The marine segment emerged as a key driver of this stellar performance, registering a substantial increase in operating profit to MYR25.2 million from MYR9.6 million in the previous quarter. Additionally, favorable close-out adjustments from recently completed projects within the heavy engineering (HE) segment contributed positively to the strong quarterly results.
Challenges and Outlook
Despite the strong earnings, the company faces certain challenges. As of 4Q25, the group’s orderbook stood at MYR4 billion, representing a 17% QoQ decline, as revenue recognition outpaced the replenishment from new contract wins. Furthermore, the company highlights slower order replenishment, higher-than-expected material costs, and potential labour shortages as key downside risks that could impact future performance.
Looking ahead, the outlook remains positive, supported by a healthy pipeline of potential job wins.
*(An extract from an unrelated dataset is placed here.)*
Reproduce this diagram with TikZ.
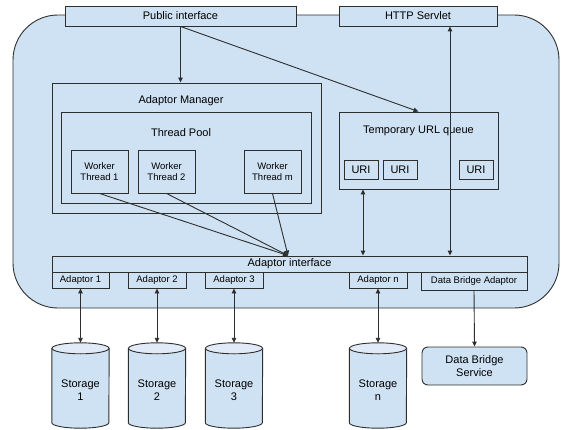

The company’s tenderbook, valued at approximately MYR14 billion, provides significant earnings upside visibility. Key ongoing projects, including the EPCIC contract for two wellhead platforms and the Kasawari Carbon Capture and Storage (CCS) development, continue to progress. Fabrication works for another offshore substation (OSS) HVDC platform project are also anticipated to commence in the first quarter of fiscal year 2026.
Investment Recommendation
Investment Bank TA SECURITIES has maintained its “BUY” recommendation for the company. The target price has been revised to RM0.25, indicating a 25.0% upside potential from the last traded price of RM0.20. This revised valuation methodology reflects a shift to a PE-based approach, acknowledging the company’s strengthened profitability profile after achieving nine consecutive profitable quarters.